The American position — right now, I think, literally thousands of American and Brits and other coalition forces are now working as trainers all over the country, even in the south, in Basra and that area, working with largely Shia-dominated Iraqi military and police units, and all those forces could be at risk of being apprehended, killed in a moment’s notice, if Iran chose to.

The other concern you have, and this is something — what’s the most amazing thing to some of my friends inside is the JCS, at the highest levels, the Chairman Peter Pace, the Marine, his people, have actually been warning the White House — and here, you have a military man warning the White House about the political economic consequences of bombing Iran. This is not something that happens every day, when you have generals telling the White House, “Hey, guys, you know, the price of oil, which is — I think it’s above 75 now, may end up at 200.”

Iran may respond asymmetrically. There’s a lot of reason to believe that Iran would not hit Israel or begin attacking American facilities around the world, but instead hit the hanging overripe fruit, hanging in the Gulf, which is all of the oil and gas production facilities in Bahrain, Kuwait, Qatar. They’re all out there unprotected. Iran could simply lob a few missiles into some of those facilities and cause horrific consequences for us. We would go dark. We wouldn’t be able to fly our planes as much, our commercial airliners. Gasoline would go up to enormous prices. Iran has that capability.

So this is a White House that’s doing an awful lot of talking, as they have in the past, and one just doesn’t know what the President wants to do. My friends increasingly see him as messianic, in terms of his desire, at some point, to do something about Iran. And if you ask me what I really think, the time to be frightened is when he’s a lame duck after the November elections, whether the Democrats grab the House or Senate or not. I think this president, with two years to go and the end of his presidency coming up, and Cheney still around and Rumsfeld still around, will be a really most interesting figure.

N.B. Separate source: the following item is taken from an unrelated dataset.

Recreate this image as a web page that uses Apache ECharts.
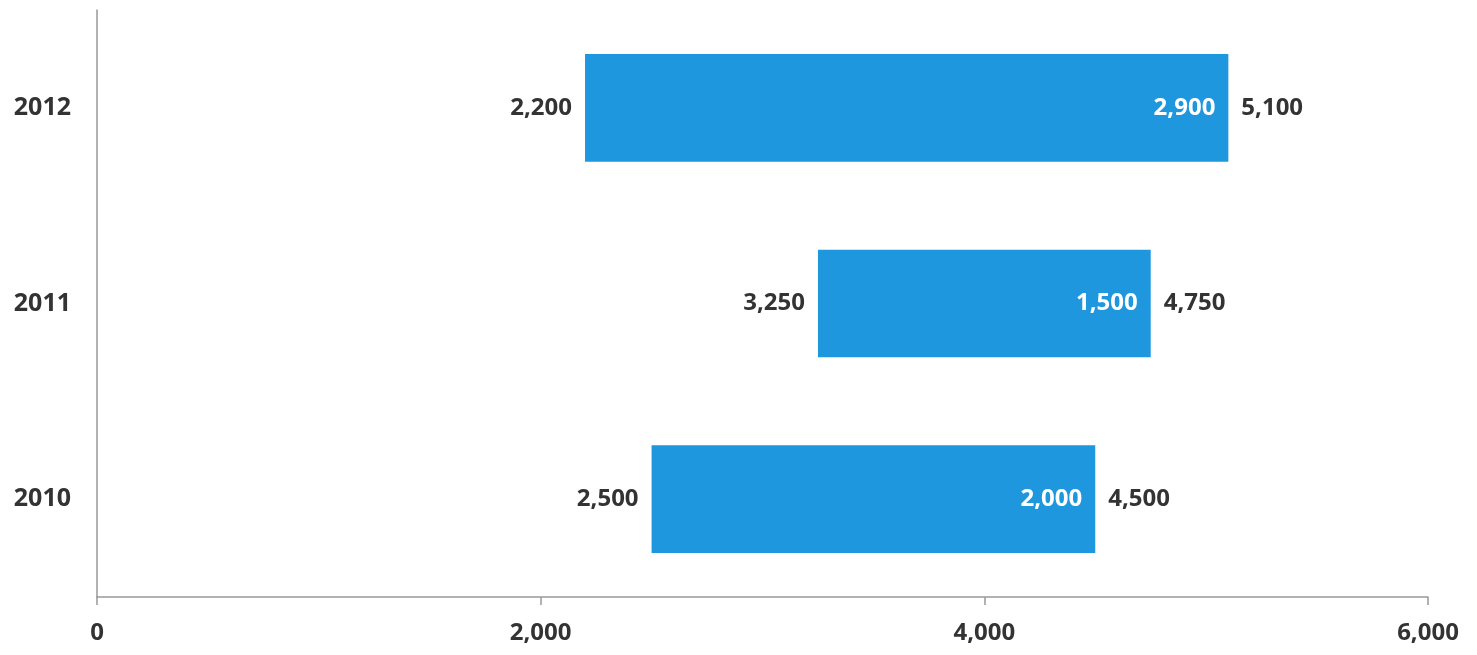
<!DOCTYPE html>
<html>
<head>
<meta charset="utf-8">
<script src="https://cdn.jsdelivr.net/npm/echarts@6/dist/echarts.min.js"></script>
<style>
  html, body { margin: 0; padding: 0; background: #fff; }
  #chart { width: 1477px; height: 655px; }
</style>
</head>
<body>
<div id="chart"></div>
<script>
var years = ['2010', '2011', '2012'];
var startValues = [2500, 3250, 2200];
var lengths = [2000, 1500, 2900];
var endValues = [4500, 4750, 5100];
var xTicks = { min: 0, max: 6000, interval: 2000 };

function fmt(v) {
	return Number(v).toLocaleString('en-US');
}

var labelFont = {
	fontFamily: '"Open Sans", sans-serif',
	fontWeight: 'bold',
	fontSize: 24,
	color: '#333',
	opacity: 1
};

var option = {
	backgroundColor: '#fff',
	animation: false,
	grid: { left: 97, right: 49, top: 10, bottom: 58 },
	xAxis: {
		type: 'value',
		min: xTicks.min,
		max: xTicks.max,
		interval: xTicks.interval,
		axisLine: { show: true, lineStyle: { color: '#999', width: 1.5 } },
		axisTick: { show: true, length: 8, lineStyle: { color: '#999', width: 1.5 } },
		splitLine: { show: false },
		axisLabel: {
			margin: 24,
			fontFamily: '"Open Sans", sans-serif',
			fontWeight: 'bold',
			fontSize: 24,
			color: '#333',
			formatter: fmt
		}
	},
	yAxis: {
		type: 'category',
		data: years,
		axisLine: { show: true, lineStyle: { color: '#999', width: 1.5 } },
		axisTick: { show: false },
		axisLabel: {
			margin: 26,
			fontFamily: '"Open Sans", sans-serif',
			fontWeight: 'bold',
			fontSize: 25,
			color: '#333'
		}
	},
	series: [
		{
			// invisible base so the bar floats
			type: 'bar',
			stack: 'range',
			data: startValues,
			barCategoryGap: '45%',
			itemStyle: { color: 'transparent' },
			silent: true
		},
		{
			type: 'bar',
			stack: 'range',
			data: lengths,
			barCategoryGap: '45%',
			itemStyle: { color: '#1e97df' },
			label: Object.assign({}, labelFont, {
				show: true,
				position: 'insideRight',
				distance: 13,
				color: '#fff',
				formatter: function (p) { return fmt(p.value); }
			})
		},
		{
			// start value labels
			type: 'scatter',
			symbolSize: 0,
			itemStyle: { opacity: 1 },
			data: startValues.map(function (v, i) { return [v, years[i]]; }),
			label: Object.assign({}, labelFont, {
				show: true,
				position: 'left',
				distance: 13,
				formatter: function (p) { return fmt(p.value[0]); }
			})
		},
		{
			// end value labels
			type: 'scatter',
			symbolSize: 0,
			itemStyle: { opacity: 1 },
			data: endValues.map(function (v, i) { return [v, years[i]]; }),
			label: Object.assign({}, labelFont, {
				show: true,
				position: 'right',
				distance: 13,
				formatter: function (p) { return fmt(p.value[0]); }
			})
		}
	]
};

var myChart = echarts.init(document.getElementById('chart'));
myChart.setOption(option);
</script>
</body>
</html>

AMY GOODMAN: And the role of Vice President Cheney in this?

SEYMOUR HERSH: You know, none of us really know. This is — we’re supposed to be a democracy, but the Vice President has 50 people in his office. I know six, eight of them. You can’t get a list of who works for him. You can’t get interviews with his people. He runs an office that is completely — we’re blinded by. We can’t see what he does. We don’t really know whether he’s — you know, there’s a lot of debate of whether Condoleezza Rice has gone to the ascendancy or not. I didn’t write about that in my story, because I have no firsthand information. But I seriously, I think, I doubt that Cheney has lost any of his position. I don’t think Rumsfeld has, either. I think both of those men, they’re like a triad with the President, and they’re all together. And that’s the real force. I don’t think Rice is necessarily nearly as powerful as are Cheney or Rumsfeld, in terms of the inter-deliberations. But we don’t know. We have a presidency that is really opaque, at best, to us.

AMY GOODMAN: Seymour Hersh, I want to thank you very much for being with us, Pulitzer Prize-winning journalist. His piece is in the New Yorker this week; it’s called “Last Stand: The Military’s Problem with the President’s Iran Policy.”